--- Start Source data ---
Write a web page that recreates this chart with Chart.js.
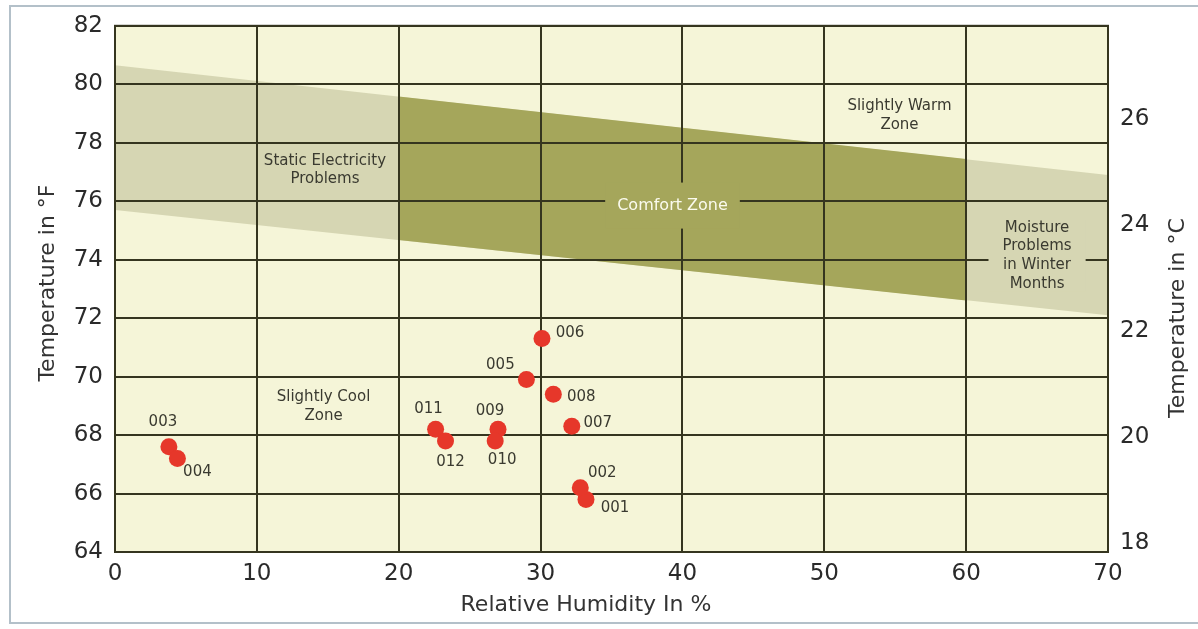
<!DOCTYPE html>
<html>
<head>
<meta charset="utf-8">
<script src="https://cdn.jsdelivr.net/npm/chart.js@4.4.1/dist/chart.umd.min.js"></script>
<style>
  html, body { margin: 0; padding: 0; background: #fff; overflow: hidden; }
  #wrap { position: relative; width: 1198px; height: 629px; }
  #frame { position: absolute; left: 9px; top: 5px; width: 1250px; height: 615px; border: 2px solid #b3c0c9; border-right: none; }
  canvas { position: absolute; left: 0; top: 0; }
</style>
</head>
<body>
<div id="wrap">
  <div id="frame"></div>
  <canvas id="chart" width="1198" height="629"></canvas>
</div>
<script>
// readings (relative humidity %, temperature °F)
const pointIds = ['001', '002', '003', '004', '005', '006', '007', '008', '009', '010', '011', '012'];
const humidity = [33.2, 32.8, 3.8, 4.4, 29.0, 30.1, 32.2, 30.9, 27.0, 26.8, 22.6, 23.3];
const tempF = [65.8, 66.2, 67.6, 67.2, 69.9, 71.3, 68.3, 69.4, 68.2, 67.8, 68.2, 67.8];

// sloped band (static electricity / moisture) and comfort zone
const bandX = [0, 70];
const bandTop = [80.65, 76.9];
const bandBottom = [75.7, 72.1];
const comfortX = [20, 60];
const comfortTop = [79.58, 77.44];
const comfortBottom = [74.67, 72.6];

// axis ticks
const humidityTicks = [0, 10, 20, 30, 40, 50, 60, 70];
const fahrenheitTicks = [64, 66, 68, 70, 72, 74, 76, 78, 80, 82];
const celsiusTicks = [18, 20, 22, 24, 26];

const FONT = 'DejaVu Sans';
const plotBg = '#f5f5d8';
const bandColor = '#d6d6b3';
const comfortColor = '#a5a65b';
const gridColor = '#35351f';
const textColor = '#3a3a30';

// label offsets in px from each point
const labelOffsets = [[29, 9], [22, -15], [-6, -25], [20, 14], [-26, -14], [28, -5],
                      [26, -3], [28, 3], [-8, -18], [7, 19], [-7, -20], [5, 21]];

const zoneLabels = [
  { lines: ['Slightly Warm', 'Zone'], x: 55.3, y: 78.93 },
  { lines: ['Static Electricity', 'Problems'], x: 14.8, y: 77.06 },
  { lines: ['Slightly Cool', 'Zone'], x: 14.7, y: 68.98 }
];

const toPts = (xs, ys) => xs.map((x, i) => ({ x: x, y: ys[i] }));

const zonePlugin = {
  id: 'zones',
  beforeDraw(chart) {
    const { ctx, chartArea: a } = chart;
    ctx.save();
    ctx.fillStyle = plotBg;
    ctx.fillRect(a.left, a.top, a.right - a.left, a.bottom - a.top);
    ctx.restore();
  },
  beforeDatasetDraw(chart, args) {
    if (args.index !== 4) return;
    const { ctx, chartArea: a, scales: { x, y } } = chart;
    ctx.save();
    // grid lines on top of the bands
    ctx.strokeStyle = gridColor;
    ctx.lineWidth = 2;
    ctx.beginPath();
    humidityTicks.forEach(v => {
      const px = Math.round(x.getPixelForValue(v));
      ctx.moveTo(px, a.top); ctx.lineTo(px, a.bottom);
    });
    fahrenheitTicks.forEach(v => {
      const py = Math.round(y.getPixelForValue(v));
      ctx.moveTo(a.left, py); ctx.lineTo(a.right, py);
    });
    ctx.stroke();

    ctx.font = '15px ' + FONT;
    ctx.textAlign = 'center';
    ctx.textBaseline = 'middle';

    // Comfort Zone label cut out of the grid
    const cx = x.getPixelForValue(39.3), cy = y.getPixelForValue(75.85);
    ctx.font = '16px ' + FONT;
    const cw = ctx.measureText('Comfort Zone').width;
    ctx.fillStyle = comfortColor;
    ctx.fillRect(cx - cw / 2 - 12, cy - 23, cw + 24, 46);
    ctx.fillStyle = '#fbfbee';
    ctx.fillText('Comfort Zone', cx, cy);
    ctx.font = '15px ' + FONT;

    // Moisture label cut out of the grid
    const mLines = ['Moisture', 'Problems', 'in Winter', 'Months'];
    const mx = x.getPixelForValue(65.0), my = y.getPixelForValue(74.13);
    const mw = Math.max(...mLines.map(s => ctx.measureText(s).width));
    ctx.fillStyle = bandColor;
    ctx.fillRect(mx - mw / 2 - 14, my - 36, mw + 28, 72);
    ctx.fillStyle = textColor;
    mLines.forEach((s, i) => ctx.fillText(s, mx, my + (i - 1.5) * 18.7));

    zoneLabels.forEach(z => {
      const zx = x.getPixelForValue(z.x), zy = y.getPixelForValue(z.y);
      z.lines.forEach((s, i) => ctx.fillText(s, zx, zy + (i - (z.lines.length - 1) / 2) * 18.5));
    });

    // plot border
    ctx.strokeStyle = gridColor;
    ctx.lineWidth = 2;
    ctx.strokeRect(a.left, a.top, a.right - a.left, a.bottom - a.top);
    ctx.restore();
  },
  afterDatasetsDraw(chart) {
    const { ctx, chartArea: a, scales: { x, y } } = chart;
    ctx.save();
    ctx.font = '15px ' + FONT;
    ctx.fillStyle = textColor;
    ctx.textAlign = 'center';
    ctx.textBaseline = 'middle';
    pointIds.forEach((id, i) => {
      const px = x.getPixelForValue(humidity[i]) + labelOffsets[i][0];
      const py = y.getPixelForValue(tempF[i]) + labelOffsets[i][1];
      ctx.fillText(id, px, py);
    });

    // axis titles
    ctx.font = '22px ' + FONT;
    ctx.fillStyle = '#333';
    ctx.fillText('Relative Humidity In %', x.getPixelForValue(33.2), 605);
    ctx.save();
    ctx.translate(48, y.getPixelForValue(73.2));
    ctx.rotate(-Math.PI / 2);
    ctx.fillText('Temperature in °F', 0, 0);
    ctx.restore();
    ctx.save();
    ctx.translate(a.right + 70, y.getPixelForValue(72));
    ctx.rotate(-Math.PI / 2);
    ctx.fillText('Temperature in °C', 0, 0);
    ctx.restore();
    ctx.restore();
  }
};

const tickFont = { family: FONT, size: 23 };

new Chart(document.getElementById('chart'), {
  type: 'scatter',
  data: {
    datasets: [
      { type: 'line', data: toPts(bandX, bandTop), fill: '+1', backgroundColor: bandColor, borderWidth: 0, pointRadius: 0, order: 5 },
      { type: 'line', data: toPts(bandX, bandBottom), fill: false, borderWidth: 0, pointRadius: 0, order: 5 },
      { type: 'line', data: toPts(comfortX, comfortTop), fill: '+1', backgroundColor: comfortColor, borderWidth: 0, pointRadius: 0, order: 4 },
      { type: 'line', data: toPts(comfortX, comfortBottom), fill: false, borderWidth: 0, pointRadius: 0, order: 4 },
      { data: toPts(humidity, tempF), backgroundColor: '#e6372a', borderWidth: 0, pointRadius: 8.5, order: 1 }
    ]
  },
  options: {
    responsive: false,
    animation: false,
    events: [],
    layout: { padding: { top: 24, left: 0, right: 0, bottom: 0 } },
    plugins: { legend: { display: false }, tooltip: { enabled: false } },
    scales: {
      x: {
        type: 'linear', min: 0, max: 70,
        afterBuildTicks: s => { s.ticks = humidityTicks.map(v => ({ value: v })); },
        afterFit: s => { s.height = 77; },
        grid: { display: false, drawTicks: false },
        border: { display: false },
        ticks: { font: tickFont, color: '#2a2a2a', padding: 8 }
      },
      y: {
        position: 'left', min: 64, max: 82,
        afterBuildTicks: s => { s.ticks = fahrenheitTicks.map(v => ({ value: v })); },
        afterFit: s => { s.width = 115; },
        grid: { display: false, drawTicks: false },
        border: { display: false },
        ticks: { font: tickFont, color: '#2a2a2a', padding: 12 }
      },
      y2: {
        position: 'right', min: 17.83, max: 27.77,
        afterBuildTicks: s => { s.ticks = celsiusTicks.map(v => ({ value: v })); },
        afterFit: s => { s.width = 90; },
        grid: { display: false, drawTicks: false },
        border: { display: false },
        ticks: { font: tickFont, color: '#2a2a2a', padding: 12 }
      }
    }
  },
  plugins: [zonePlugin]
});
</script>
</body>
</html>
--- End Source data ---
Transcribe exactly, with no pictures, the lines running from the first line of the material through the line holding "-20], [5, 21]];".

## In response:
Write a web page that recreates this chart with Chart.js.
<!DOCTYPE html>
<html>
<head>
<meta charset="utf-8">
<script src="https://cdn.jsdelivr.net/npm/chart.js@4.4.1/dist/chart.umd.min.js"></script>
<style>
  html, body { margin: 0; padding: 0; background: #fff; overflow: hidden; }
  #wrap { position: relative; width: 1198px; height: 629px; }
  #frame { position: absolute; left: 9px; top: 5px; width: 1250px; height: 615px; border: 2px solid #b3c0c9; border-right: none; }
  canvas { position: absolute; left: 0; top: 0; }
</style>
</head>
<body>
<div id="wrap">
  <div id="frame"></div>
  <canvas id="chart" width="1198" height="629"></canvas>
</div>
<script>
// readings (relative humidity %, temperature °F)
const pointIds = ['001', '002', '003', '004', '005', '006', '007', '008', '009', '010', '011', '012'];
const humidity = [33.2, 32.8, 3.8, 4.4, 29.0, 30.1, 32.2, 30.9, 27.0, 26.8, 22.6, 23.3];
const tempF = [65.8, 66.2, 67.6, 67.2, 69.9, 71.3, 68.3, 69.4, 68.2, 67.8, 68.2, 67.8];

// sloped band (static electricity / moisture) and comfort zone
const bandX = [0, 70];
const bandTop = [80.65, 76.9];
const bandBottom = [75.7, 72.1];
const comfortX = [20, 60];
const comfortTop = [79.58, 77.44];
const comfortBottom = [74.67, 72.6];

// axis ticks
const humidityTicks = [0, 10, 20, 30, 40, 50, 60, 70];
const fahrenheitTicks = [64, 66, 68, 70, 72, 74, 76, 78, 80, 82];
const celsiusTicks = [18, 20, 22, 24, 26];

const FONT = 'DejaVu Sans';
const plotBg = '#f5f5d8';
const bandColor = '#d6d6b3';
const comfortColor = '#a5a65b';
const gridColor = '#35351f';
const textColor = '#3a3a30';

// label offsets in px from each point
const labelOffsets = [[29, 9], [22, -15], [-6, -25], [20, 14], [-26, -14], [28, -5],
                      [26, -3], [28, 3], [-8, -18], [7, 19], [-7, -20], [5, 21]];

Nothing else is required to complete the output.